_What you have to do_
Leaving out the pictures, retype the lines from the beginning of the listing through the line containing "conc = [7.2, 11.6, 25.1, 12.2, 9.4, 10.8]".

Items from a data source

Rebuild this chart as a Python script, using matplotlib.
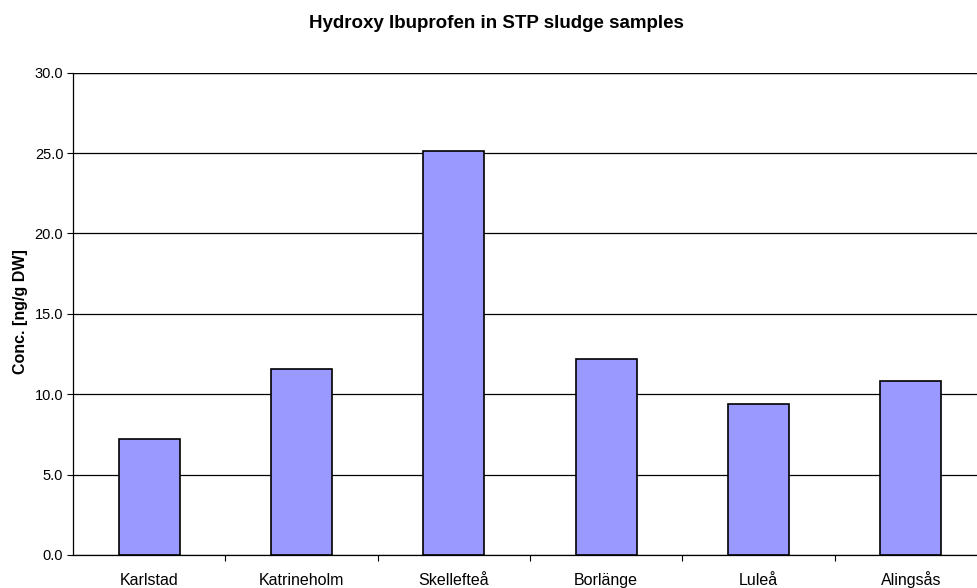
import matplotlib
matplotlib.use("Agg")
import matplotlib.pyplot as plt
import numpy as np

plt.rcParams["font.family"] = ["Liberation Sans", "DejaVu Sans"]

sites = ["Karlstad", "Katrineholm", "Skellefteå", "Borlänge", "Luleå", "Alingsås"]
conc = [7.2, 11.6, 25.1, 12.2, 9.4, 10.8]

W, H = 977, 588
fig = plt.figure(figsize=(W / 100, H / 100), dpi=100)
# plot area runs past the right edge of the picture, as in the original
ax = fig.add_axes([73 / W, 1 - 555 / H, (987 - 73) / W, (555 - 72.7) / H])

x = np.arange(len(sites))
ax.bar(x, conc, width=0.4, color="#9999FF", edgecolor="black", linewidth=1.2, zorder=3)

ax.set_xlim(-0.5, len(sites) - 0.5)
ax.set_ylim(0, 30)
ax.set_yticks(np.arange(0, 31, 5))
ax.set_yticklabels([f"{v:.1f}" for v in np.arange(0, 31, 5)])
ax.yaxis.grid(True, color="black", linewidth=0.9, zorder=0)

ax.set_xticks(x)
ax.set_xticklabels(sites, va="baseline")
ax.set_xticks(np.arange(0.5, len(sites) - 0.5), minor=True)
ax.tick_params(axis="x", which="major", length=0, pad=21.5, labelsize=11.5)
ax.tick_params(axis="x", which="minor", length=4, width=0.8, direction="out")
ax.tick_params(axis="y", length=4, width=0.8, direction="out", labelsize=10.5, pad=3)

for side in ["top", "right"]:
    ax.spines[side].set_visible(False)
ax.spines["left"].set_linewidth(0.9)
ax.spines["bottom"].set_linewidth(0.9)
ax.axhline(30, color="black", linewidth=0.9, zorder=4)

fig.text(20.5 / W, 1 - 312 / H, "Conc. [ng/g DW]", rotation=90,
         ha="center", va="center", fontsize=11.5, fontweight="bold")
fig.text(496.5 / W, 1 - 28 / H, "Hydroxy Ibuprofen in STP sludge samples",
         ha="center", va="baseline", fontsize=13.5, fontweight="bold")

fig.savefig("out.png", dpi=100)
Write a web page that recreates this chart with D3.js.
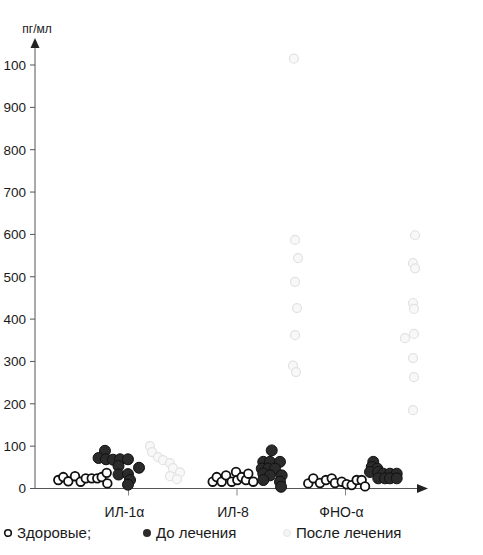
<!DOCTYPE html>
<html>
<head>
<meta charset="utf-8">
<script src="https://cdn.jsdelivr.net/npm/d3@7"></script>
<style>
  body { margin: 0; background: #fff; }
  svg text { font-family: "Liberation Sans", Arial, sans-serif; fill: #1a1a1a; }
</style>
</head>
<body>
<div id="chart"></div>
<script>
// categories and y ticks (top label really is "100" in the original)
var categories = ["ИЛ-1α", "ИЛ-8", "ФНО-α"]
var yTicks = [0, 100, 200, 300, 400, 500, 600, 700, 800, 900, 1000]
var yTickLabels = ["0", "100", "200", "300", "400", "500", "600", "700", "800", "900", "100"]
var unit = "пг/мл"
var legendLabels = ["Здоровые;", "До лечения", "После лечения"]

// each point: [position along x in category units, value pg/ml]
var healthy = [
  [0.353, 20], [0.399, 27], [0.445, 17], [0.507, 29], [0.559, 16], [0.606, 24],
  [0.661, 24], [0.712, 24], [0.753, 27], [0.799, 37], [0.805, 12],
  [1.776, 16], [1.813, 27], [1.859, 16], [1.899, 31], [1.951, 16], [1.991, 39],
  [2.003, 20], [2.043, 27], [2.083, 20], [2.104, 35], [2.150, 16],
  [2.657, 12], [2.703, 24], [2.765, 13], [2.820, 20], [2.873, 24], [2.903, 13],
  [2.965, 16], [3.011, 10], [3.057, 8], [3.103, 20], [3.149, 20], [3.180, 5]
]
var beforeTreat = [
  [0.783, 89], [0.724, 72], [0.793, 69], [0.857, 68], [0.922, 69], [0.995, 69],
  [0.908, 53], [1.097, 49], [0.908, 33], [0.995, 34], [1.014, 20], [0.995, 9],
  [2.320, 90], [2.242, 63], [2.304, 63], [2.396, 63], [2.228, 47], [2.288, 47],
  [2.350, 47], [2.242, 35], [2.304, 31], [2.412, 31], [2.242, 20], [2.396, 16], [2.406, 4],
  [3.256, 63], [3.242, 51], [3.293, 47], [3.226, 39], [3.302, 39], [3.348, 35],
  [3.410, 35], [3.472, 35], [3.302, 24], [3.364, 24], [3.410, 24], [3.472, 24]
]
var afterTreat = [
  [1.198, 100], [1.217, 86], [1.272, 74], [1.318, 67], [1.382, 60], [1.410, 48],
  [1.475, 38], [1.382, 29], [1.447, 22],
  [2.525, 1015], [2.535, 587], [2.562, 544], [2.535, 488], [2.553, 426],
  [2.535, 362], [2.516, 290], [2.544, 275],
  [3.641, 598], [3.622, 532], [3.641, 520], [3.622, 438], [3.631, 424],
  [3.548, 355], [3.631, 365], [3.622, 308], [3.631, 263], [3.622, 185]
]

var width = 483, height = 555

var svg = d3.select("#chart").append("svg")
    .attr("width", width)
    .attr("height", height)

var x = d3.scaleLinear().domain([0, 4]).range([20, 454])
var y = d3.scaleLinear().domain([0, 1000]).range([488.5, 65])

var axisColor = "#555"
var x0 = 35, yBase = y(0)

// y axis with arrow
svg.append("line")
    .attr("x1", x0).attr("x2", x0)
    .attr("y1", yBase).attr("y2", 46)
    .attr("stroke", axisColor).attr("stroke-width", 1)
svg.append("path")
    .attr("d", "M" + x0 + ",38 L" + (x0 - 4.5) + ",48 L" + (x0 + 4.5) + ",48 Z")
    .attr("fill", "#222")

svg.selectAll(".ytick").data(yTicks).enter().append("line")
    .attr("x1", x0 - 5).attr("x2", x0)
    .attr("y1", function(d) { return y(d) }).attr("y2", function(d) { return y(d) })
    .attr("stroke", axisColor)

svg.selectAll(".ylab").data(yTicks).enter().append("text")
    .attr("x", 26)
    .attr("y", function(d) { return y(d) })
    .attr("dy", "0.36em")
    .attr("text-anchor", "end")
    .attr("font-size", "13.5px")
    .text(function(d, i) { return yTickLabels[i] })

svg.append("text")
    .attr("x", 37).attr("y", 33)
    .attr("text-anchor", "middle")
    .attr("font-size", "12px")
    .text(unit)

// x axis with arrow
svg.append("line")
    .attr("x1", 31).attr("x2", 420)
    .attr("y1", yBase).attr("y2", yBase)
    .attr("stroke", axisColor)
svg.append("path")
    .attr("d", "M428," + yBase + " L417," + (yBase - 4.5) + " L417," + (yBase + 4.5) + " Z")
    .attr("fill", "#222")

svg.selectAll(".xtick").data(categories).enter().append("line")
    .attr("x1", function(d, i) { return x(i + 1) }).attr("x2", function(d, i) { return x(i + 1) })
    .attr("y1", yBase).attr("y2", yBase + 7)
    .attr("stroke", "#888")

svg.selectAll(".xlab").data(categories).enter().append("text")
    .attr("x", function(d, i) { return x(i + 1) - 4 })
    .attr("y", 517)
    .attr("text-anchor", "middle")
    .attr("font-size", "14px")
    .text(function(d) { return d })

// points
svg.selectAll(".after").data(afterTreat).enter().append("circle")
    .attr("cx", function(d) { return x(d[0]) })
    .attr("cy", function(d) { return y(d[1]) })
    .attr("r", 4.5)
    .attr("fill", "#f8f8f8")
    .attr("stroke", "#e2e2e2")
    .attr("stroke-width", 1.2)

svg.selectAll(".healthy").data(healthy).enter().append("circle")
    .attr("cx", function(d) { return x(d[0]) })
    .attr("cy", function(d) { return y(d[1]) })
    .attr("r", 4.3)
    .attr("fill", "#fff")
    .attr("stroke", "#111")
    .attr("stroke-width", 1.8)

svg.selectAll(".before").data(beforeTreat).enter().append("circle")
    .attr("cx", function(d) { return x(d[0]) })
    .attr("cy", function(d) { return y(d[1]) })
    .attr("r", 5.5)
    .attr("fill", "#2b2b2b")
    .attr("stroke", "#111")
    .attr("stroke-width", 1)

// legend
var legend = svg.append("g").attr("transform", "translate(0,533)")
var legendX = [8, 147, 287]
legend.append("circle").attr("cx", legendX[0]).attr("cy", 0).attr("r", 3.3)
    .attr("fill", "#fff").attr("stroke", "#111").attr("stroke-width", 1.6)
legend.append("circle").attr("cx", legendX[1]).attr("cy", 0).attr("r", 4)
    .attr("fill", "#2b2b2b")
legend.append("circle").attr("cx", legendX[2]).attr("cy", 0).attr("r", 3.5)
    .attr("fill", "#f4f4f4").attr("stroke", "#e6e6e6")
legend.selectAll("text").data(legendLabels).enter().append("text")
    .attr("x", function(d, i) { return legendX[i] + 9 })
    .attr("y", 0)
    .attr("dy", "0.36em")
    .attr("font-size", "15px")
    .text(function(d) { return d })
</script>
</body>
</html>
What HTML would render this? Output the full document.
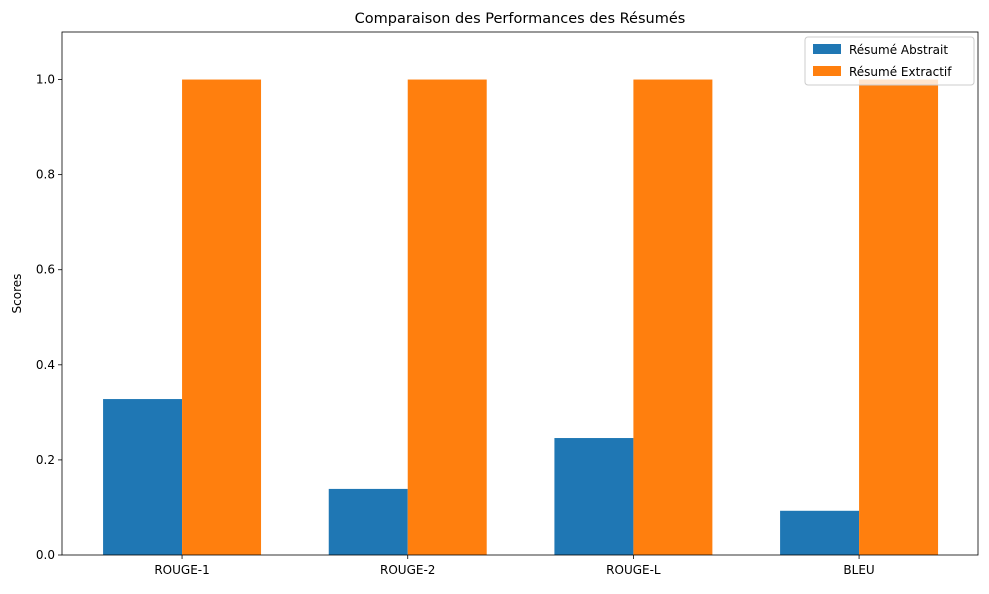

_Finished answer_
Rebuild this chart as a Python script, using matplotlib.
import matplotlib
matplotlib.use("Agg")
import matplotlib.pyplot as plt
import numpy as np

plt.rcParams["font.family"] = ["Liberation Sans", "DejaVu Sans"]

sites = ["Karlstad", "Katrineholm", "Skellefteå", "Borlänge", "Luleå", "Alingsås"]
conc = [7.2, 11.6, 25.1, 12.2, 9.4, 10.8]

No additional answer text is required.